As incentives, the county's traditional transportation impact fee would be replaced by a so-called mobility fee, a one-time assessment on new construction. The fees would be discounted and in some instances waived entirely for builders of transit-oriented development or for companies building new industrial or office space as employment centers. Under some scenarios, the fees for retailing and its traditional minimum-wage employment actually increase. The motivation is to try to lure better-paying jobs to Pasco County and to curb the tens of thousands of residents who commute outside the county to work each day.
But building and maintaining transportation infrastructure still requires sufficient funding. To offset the discounted mobility fee, the county could adopt a new $50-per-property annual assessment under a municipal service benefit unit. The five-cent-per-gallon local option gasoline tax could be enacted to pay for the maintenance and operation of future mass transit that will serve the county. That change is proposed because impact fees can be used for capital construction, but not for operation and maintenance.
It is a significant alteration from the status quo because higher transportation costs would now be borne by existing residents, rather than simply passing on road construction expenses to new-home buyers via impact fees. It raises questions of fairness that must be addressed. How do you charge an assessment to someone who already paid the full impact fee? And, why should the owner of a modest-priced house pay the same as owners of affluent residences? Those answers should be part of substantial public dialogue between commissioners and their constituents.
Commissioner Ann Hildebrand wondered about a real estate transfer tax instead of a per-household assessment or gas tax, but that requires approval by the Legislature and does not recognize that such a plan has been promoted unsuccessfully for more than 15 years because of resistance from Realtors. Neither the per-household assessment nor the gasoline tax increase need approval in Tallahassee.

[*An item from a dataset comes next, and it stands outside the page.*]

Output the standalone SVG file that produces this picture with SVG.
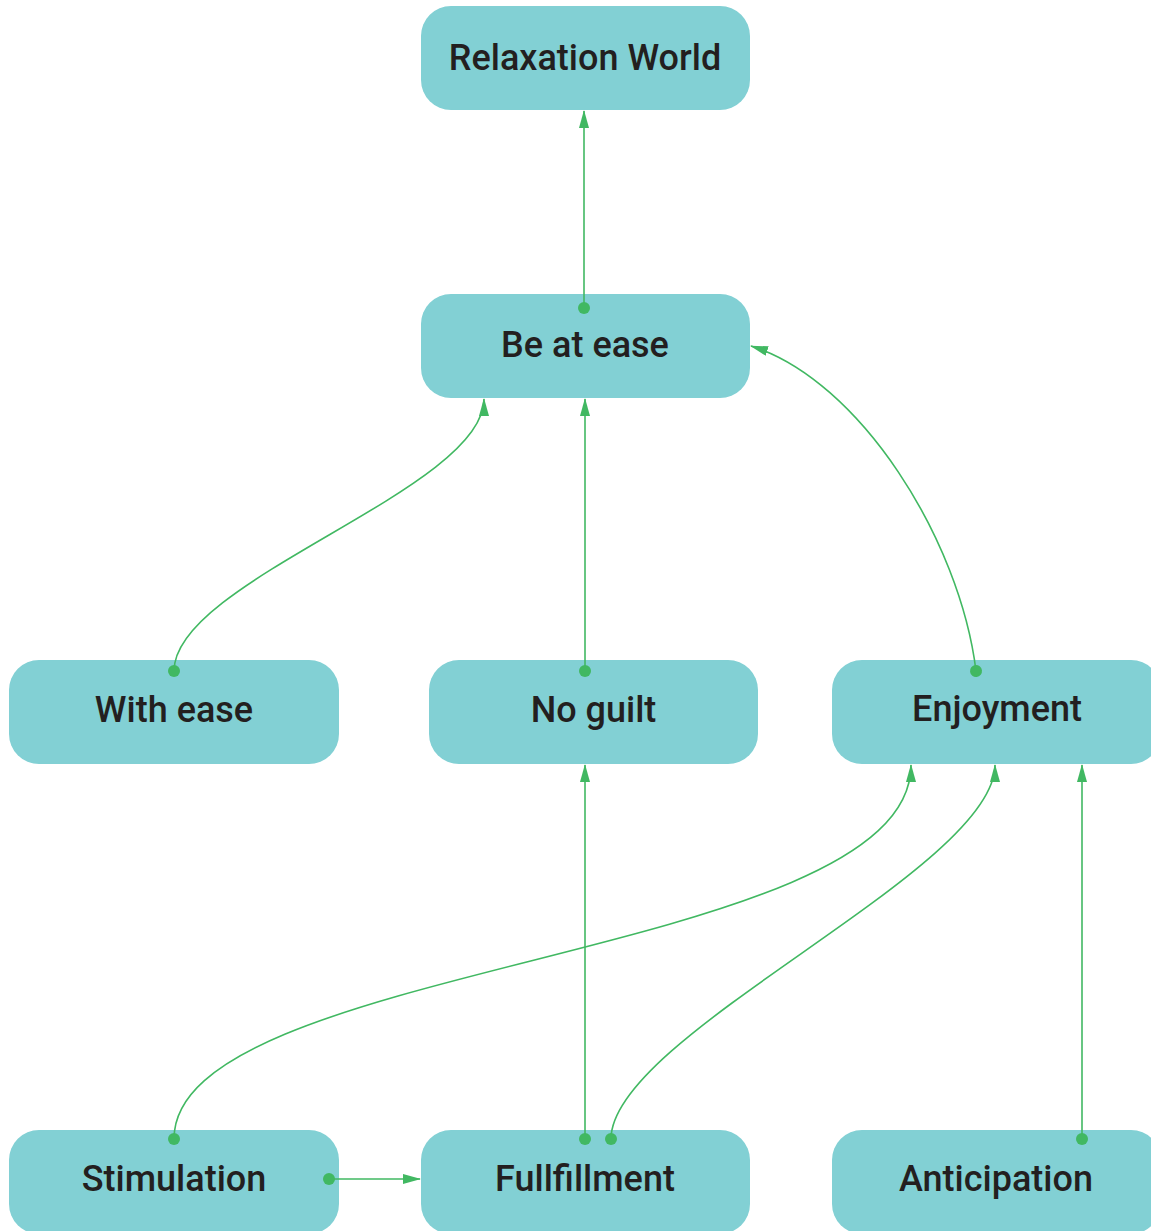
<svg xmlns="http://www.w3.org/2000/svg" width="1151" height="1231" viewBox="0 0 1151 1231">
  <style>
    .node rect { fill: #82d0d4; }
    .node text { font-family: Roboto, "Liberation Sans", sans-serif; font-weight: 500; font-size: 36px; fill: #231f20; text-anchor: middle; }
    .edge { fill: none; stroke: #41b862; stroke-width: 1.6; marker-end: url(#arrow); marker-start: url(#dot); }
  </style>
  <defs>
    <marker id="arrow" viewBox="0 0 18 10" refX="17" refY="5" markerWidth="18" markerHeight="10" markerUnits="userSpaceOnUse" orient="auto">
      <path d="M0,0 L18,5 L0,10 Z" fill="#41b862"/>
    </marker>
    <marker id="dot" viewBox="0 0 12 12" refX="6" refY="6" markerWidth="12" markerHeight="12" markerUnits="userSpaceOnUse" orient="auto">
      <circle cx="6" cy="6" r="6" fill="#41b862"/>
    </marker>
  </defs>
  <rect width="1151" height="1231" fill="#ffffff"/>

  <g id="node-relaxation-world" class="node">
    <rect x="421" y="6" width="329" height="104" rx="30"/>
    <text x="585" y="70">Relaxation World</text>
  </g>
  <g id="node-be-at-ease" class="node">
    <rect x="421" y="294" width="329" height="104" rx="30"/>
    <text x="585" y="357">Be at ease</text>
  </g>
  <g id="node-with-ease" class="node">
    <rect x="9" y="660" width="330" height="104" rx="30"/>
    <text x="174" y="722">With ease</text>
  </g>
  <g id="node-no-guilt" class="node">
    <rect x="429" y="660" width="329" height="104" rx="30"/>
    <text x="593.5" y="722">No guilt</text>
  </g>
  <g id="node-enjoyment" class="node">
    <rect x="832" y="660" width="329" height="104" rx="30"/>
    <text x="997" y="721">Enjoyment</text>
  </g>
  <g id="node-stimulation" class="node">
    <rect x="9" y="1130" width="330" height="104" rx="30"/>
    <text x="174" y="1191">Stimulation</text>
  </g>
  <g id="node-fullfillment" class="node">
    <rect x="421" y="1130" width="329" height="104" rx="30"/>
    <text x="585" y="1191">Fullfillment</text>
  </g>
  <g id="node-anticipation" class="node">
    <rect x="832" y="1130" width="329" height="104" rx="30"/>
    <text x="996" y="1191">Anticipation</text>
  </g>

  <g id="connectors">
    <path class="edge" d="M584,308 L584,111"/>
    <path class="edge" d="M174,671 C174,580 484,490 484,399"/>
    <path class="edge" d="M585,671 L585,399"/>
    <path class="edge" d="M976,671 C960,540 860,380 751,346"/>
    <path class="edge" d="M174,1139 C174,960 911,960 911,765"/>
    <path class="edge" d="M611,1139 C611,1035 995,870 995,765"/>
    <path class="edge" d="M585,1139 L585,765"/>
    <path class="edge" d="M1082,1139 L1082,765"/>
    <path class="edge" d="M329,1179 L420,1179"/>
  </g>
</svg>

Departing Commissioner Michael Cox, who lost his re-election bid on Nov. 2 to Henry Wilson Jr., urged his fellow commissioners not to duck difficult political decisions ahead.
"It's going to require leadership, not politicians, leadership. I challenge all my fellow commissioners to step up and show leadership.''
Indeed. The alternative is more of the same unflattering growth patterns of walled communities, cul-de-sac streets, and motorists all using the same congested highways to get home each evening from their jobs in other counties.
Yes, the task ahead is politically difficult. But it is even more difficult to champion smart growth and then fail to be smart about encouraging it.